● WORK TO COMPLETE
Render the material again word for word, skipping the pictures in it.

########

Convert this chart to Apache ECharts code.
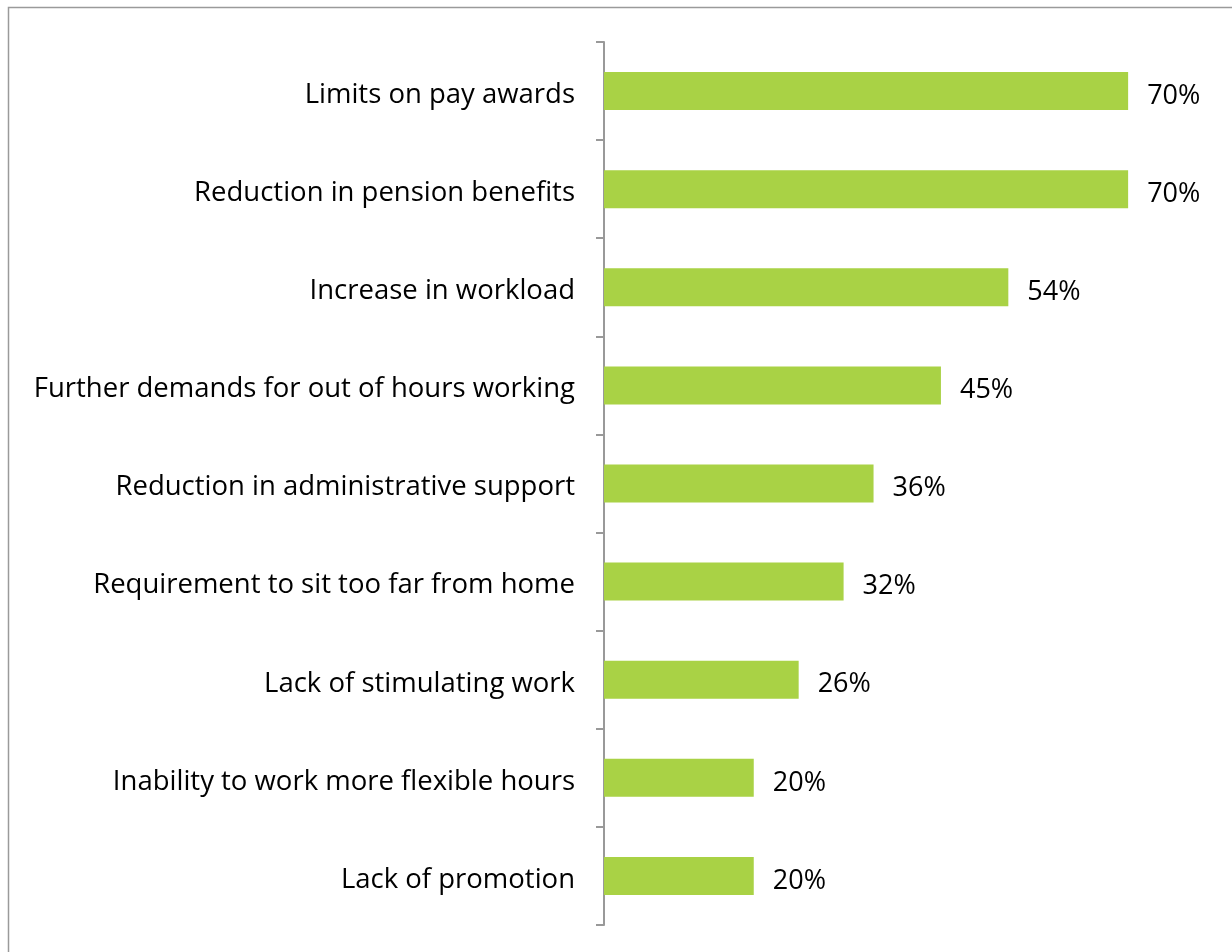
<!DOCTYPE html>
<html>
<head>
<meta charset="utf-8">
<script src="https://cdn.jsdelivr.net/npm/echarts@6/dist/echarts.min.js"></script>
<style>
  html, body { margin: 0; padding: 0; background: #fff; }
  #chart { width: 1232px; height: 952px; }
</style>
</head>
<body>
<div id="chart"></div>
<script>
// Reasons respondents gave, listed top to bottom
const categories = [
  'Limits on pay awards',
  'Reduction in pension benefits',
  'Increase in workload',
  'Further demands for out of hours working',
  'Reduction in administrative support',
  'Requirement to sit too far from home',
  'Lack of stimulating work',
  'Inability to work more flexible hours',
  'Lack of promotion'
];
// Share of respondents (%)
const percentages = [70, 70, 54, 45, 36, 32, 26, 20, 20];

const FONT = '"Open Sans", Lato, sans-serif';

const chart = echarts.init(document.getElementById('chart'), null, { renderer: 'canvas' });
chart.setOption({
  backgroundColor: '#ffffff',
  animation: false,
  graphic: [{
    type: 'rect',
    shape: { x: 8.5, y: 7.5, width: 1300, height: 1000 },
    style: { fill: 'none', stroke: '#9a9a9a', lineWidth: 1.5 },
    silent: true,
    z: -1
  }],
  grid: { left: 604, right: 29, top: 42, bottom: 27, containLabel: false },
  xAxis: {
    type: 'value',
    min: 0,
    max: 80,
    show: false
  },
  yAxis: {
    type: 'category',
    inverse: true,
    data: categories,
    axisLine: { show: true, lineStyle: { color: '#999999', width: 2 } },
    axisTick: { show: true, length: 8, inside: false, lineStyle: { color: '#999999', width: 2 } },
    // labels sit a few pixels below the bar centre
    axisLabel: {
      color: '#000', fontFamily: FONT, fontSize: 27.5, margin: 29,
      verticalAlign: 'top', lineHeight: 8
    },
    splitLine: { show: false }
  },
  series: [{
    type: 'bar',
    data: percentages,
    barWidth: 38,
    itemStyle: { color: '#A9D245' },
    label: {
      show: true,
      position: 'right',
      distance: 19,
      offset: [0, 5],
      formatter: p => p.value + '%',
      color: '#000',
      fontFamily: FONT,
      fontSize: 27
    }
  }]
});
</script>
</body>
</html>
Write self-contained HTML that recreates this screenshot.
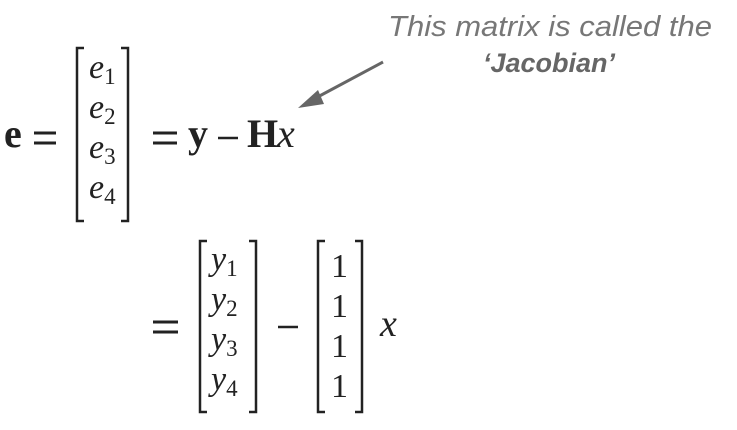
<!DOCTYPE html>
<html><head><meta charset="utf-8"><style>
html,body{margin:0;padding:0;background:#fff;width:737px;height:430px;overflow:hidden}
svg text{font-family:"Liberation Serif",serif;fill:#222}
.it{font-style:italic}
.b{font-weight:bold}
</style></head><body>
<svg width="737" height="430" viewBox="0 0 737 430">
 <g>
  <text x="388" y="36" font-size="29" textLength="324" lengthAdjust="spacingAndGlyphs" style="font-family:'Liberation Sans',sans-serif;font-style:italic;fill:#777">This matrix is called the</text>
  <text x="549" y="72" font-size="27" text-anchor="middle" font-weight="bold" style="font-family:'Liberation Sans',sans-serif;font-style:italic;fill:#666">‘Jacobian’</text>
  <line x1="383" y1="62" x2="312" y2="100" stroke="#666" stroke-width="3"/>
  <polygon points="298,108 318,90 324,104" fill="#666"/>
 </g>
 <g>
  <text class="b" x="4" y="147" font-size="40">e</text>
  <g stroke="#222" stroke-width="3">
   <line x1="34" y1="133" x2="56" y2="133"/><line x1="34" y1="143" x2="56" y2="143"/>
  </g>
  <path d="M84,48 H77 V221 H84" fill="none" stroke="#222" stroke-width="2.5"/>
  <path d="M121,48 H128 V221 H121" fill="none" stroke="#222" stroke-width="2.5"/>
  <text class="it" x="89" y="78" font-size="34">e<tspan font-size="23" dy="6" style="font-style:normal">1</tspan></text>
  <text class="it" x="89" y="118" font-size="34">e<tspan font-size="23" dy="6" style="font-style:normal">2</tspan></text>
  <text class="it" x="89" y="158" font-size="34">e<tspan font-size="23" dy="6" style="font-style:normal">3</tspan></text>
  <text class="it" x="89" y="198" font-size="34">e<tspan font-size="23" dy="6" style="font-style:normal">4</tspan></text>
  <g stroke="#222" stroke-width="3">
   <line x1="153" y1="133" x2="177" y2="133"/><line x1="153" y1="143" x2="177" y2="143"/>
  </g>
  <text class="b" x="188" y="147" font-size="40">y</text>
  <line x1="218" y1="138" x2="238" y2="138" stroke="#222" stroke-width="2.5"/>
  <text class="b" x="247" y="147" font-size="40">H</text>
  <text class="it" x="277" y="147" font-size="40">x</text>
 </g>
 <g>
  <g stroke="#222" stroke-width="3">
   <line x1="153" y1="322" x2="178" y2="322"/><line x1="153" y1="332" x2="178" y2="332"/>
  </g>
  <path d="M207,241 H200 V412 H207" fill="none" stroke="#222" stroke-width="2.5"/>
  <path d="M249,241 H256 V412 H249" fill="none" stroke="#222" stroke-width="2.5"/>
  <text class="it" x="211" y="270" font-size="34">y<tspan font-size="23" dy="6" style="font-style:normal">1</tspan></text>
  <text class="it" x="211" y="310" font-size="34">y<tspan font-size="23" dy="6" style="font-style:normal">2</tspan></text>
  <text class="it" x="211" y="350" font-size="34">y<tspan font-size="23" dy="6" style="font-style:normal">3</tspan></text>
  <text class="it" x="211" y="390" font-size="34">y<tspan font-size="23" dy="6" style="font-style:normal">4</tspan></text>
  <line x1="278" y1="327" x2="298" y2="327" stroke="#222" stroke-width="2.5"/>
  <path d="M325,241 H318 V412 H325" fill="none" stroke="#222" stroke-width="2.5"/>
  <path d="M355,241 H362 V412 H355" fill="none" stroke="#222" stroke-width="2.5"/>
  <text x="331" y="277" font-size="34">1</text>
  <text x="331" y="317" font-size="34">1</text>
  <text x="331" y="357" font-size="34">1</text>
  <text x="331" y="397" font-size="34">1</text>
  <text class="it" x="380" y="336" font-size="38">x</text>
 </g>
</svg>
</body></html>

########

● SOLUTION TO THIS PROBLEM
Convert this chart to Apache ECharts code.
<!DOCTYPE html>
<html>
<head>
<meta charset="utf-8">
<script src="https://cdn.jsdelivr.net/npm/echarts@6/dist/echarts.min.js"></script>
<style>
  html, body { margin: 0; padding: 0; background: #fff; }
  #chart { width: 1232px; height: 952px; }
</style>
</head>
<body>
<div id="chart"></div>
<script>
// Reasons respondents gave, listed top to bottom
const categories = [
  'Limits on pay awards',
  'Reduction in pension benefits',
  'Increase in workload',
  'Further demands for out of hours working',
  'Reduction in administrative support',
  'Requirement to sit too far from home',
  'Lack of stimulating work',
  'Inability to work more flexible hours',
  'Lack of promotion'
];
// Share of respondents (%)
const percentages = [70, 70, 54, 45, 36, 32, 26, 20, 20];

const FONT = '"Open Sans", Lato, sans-serif';

const chart = echarts.init(document.getElementById('chart'), null, { renderer: 'canvas' });
chart.setOption({
  backgroundColor: '#ffffff',
  animation: false,
  graphic: [{
    type: 'rect',
    shape: { x: 8.5, y: 7.5, width: 1300, height: 1000 },
    style: { fill: 'none', stroke: '#9a9a9a', lineWidth: 1.5 },
    silent: true,
    z: -1
  }],
  grid: { left: 604, right: 29, top: 42, bottom: 27, containLabel: false },
  xAxis: {
    type: 'value',
    min: 0,
    max: 80,
    show: false
  },
  yAxis: {
    type: 'category',
    inverse: true,
    data: categories,
    axisLine: { show: true, lineStyle: { color: '#999999', width: 2 } },
    axisTick: { show: true, length: 8, inside: false, lineStyle: { color: '#999999', width: 2 } },
    // labels sit a few pixels below the bar centre
    axisLabel: {
      color: '#000', fontFamily: FONT, fontSize: 27.5, margin: 29,
      verticalAlign: 'top', lineHeight: 8
    },
    splitLine: { show: false }
  },
  series: [{
    type: 'bar',
    data: percentages,
    barWidth: 38,
    itemStyle: { color: '#A9D245' },
    label: {
      show: true,
      position: 'right',
      distance: 19,
      offset: [0, 5],
      formatter: p => p.value + '%',
      color: '#000',
      fontFamily: FONT,
      fontSize: 27
    }
  }]
});
</script>
</body>
</html>
Write self-contained HTML that recreates this screenshot.
<!DOCTYPE html>
<html><head><meta charset="utf-8"><style>
html,body{margin:0;padding:0;background:#fff;width:737px;height:430px;overflow:hidden}
svg text{font-family:"Liberation Serif",serif;fill:#222}
.it{font-style:italic}
.b{font-weight:bold}
</style></head><body>
<svg width="737" height="430" viewBox="0 0 737 430">
 <g>
  <text x="388" y="36" font-size="29" textLength="324" lengthAdjust="spacingAndGlyphs" style="font-family:'Liberation Sans',sans-serif;font-style:italic;fill:#777">This matrix is called the</text>
  <text x="549" y="72" font-size="27" text-anchor="middle" font-weight="bold" style="font-family:'Liberation Sans',sans-serif;font-style:italic;fill:#666">‘Jacobian’</text>
  <line x1="383" y1="62" x2="312" y2="100" stroke="#666" stroke-width="3"/>
  <polygon points="298,108 318,90 324,104" fill="#666"/>
 </g>
 <g>
  <text class="b" x="4" y="147" font-size="40">e</text>
  <g stroke="#222" stroke-width="3">
   <line x1="34" y1="133" x2="56" y2="133"/><line x1="34" y1="143" x2="56" y2="143"/>
  </g>
  <path d="M84,48 H77 V221 H84" fill="none" stroke="#222" stroke-width="2.5"/>
  <path d="M121,48 H128 V221 H121" fill="none" stroke="#222" stroke-width="2.5"/>
  <text class="it" x="89" y="78" font-size="34">e<tspan font-size="23" dy="6" style="font-style:normal">1</tspan></text>
  <text class="it" x="89" y="118" font-size="34">e<tspan font-size="23" dy="6" style="font-style:normal">2</tspan></text>
  <text class="it" x="89" y="158" font-size="34">e<tspan font-size="23" dy="6" style="font-style:normal">3</tspan></text>
  <text class="it" x="89" y="198" font-size="34">e<tspan font-size="23" dy="6" style="font-style:normal">4</tspan></text>
  <g stroke="#222" stroke-width="3">
   <line x1="153" y1="133" x2="177" y2="133"/><line x1="153" y1="143" x2="177" y2="143"/>
  </g>
  <text class="b" x="188" y="147" font-size="40">y</text>
  <line x1="218" y1="138" x2="238" y2="138" stroke="#222" stroke-width="2.5"/>
  <text class="b" x="247" y="147" font-size="40">H</text>
  <text class="it" x="277" y="147" font-size="40">x</text>
 </g>
 <g>
  <g stroke="#222" stroke-width="3">
   <line x1="153" y1="322" x2="178" y2="322"/><line x1="153" y1="332" x2="178" y2="332"/>
  </g>
  <path d="M207,241 H200 V412 H207" fill="none" stroke="#222" stroke-width="2.5"/>
  <path d="M249,241 H256 V412 H249" fill="none" stroke="#222" stroke-width="2.5"/>
  <text class="it" x="211" y="270" font-size="34">y<tspan font-size="23" dy="6" style="font-style:normal">1</tspan></text>
  <text class="it" x="211" y="310" font-size="34">y<tspan font-size="23" dy="6" style="font-style:normal">2</tspan></text>
  <text class="it" x="211" y="350" font-size="34">y<tspan font-size="23" dy="6" style="font-style:normal">3</tspan></text>
  <text class="it" x="211" y="390" font-size="34">y<tspan font-size="23" dy="6" style="font-style:normal">4</tspan></text>
  <line x1="278" y1="327" x2="298" y2="327" stroke="#222" stroke-width="2.5"/>
  <path d="M325,241 H318 V412 H325" fill="none" stroke="#222" stroke-width="2.5"/>
  <path d="M355,241 H362 V412 H355" fill="none" stroke="#222" stroke-width="2.5"/>
  <text x="331" y="277" font-size="34">1</text>
  <text x="331" y="317" font-size="34">1</text>
  <text x="331" y="357" font-size="34">1</text>
  <text x="331" y="397" font-size="34">1</text>
  <text class="it" x="380" y="336" font-size="38">x</text>
 </g>
</svg>
</body></html>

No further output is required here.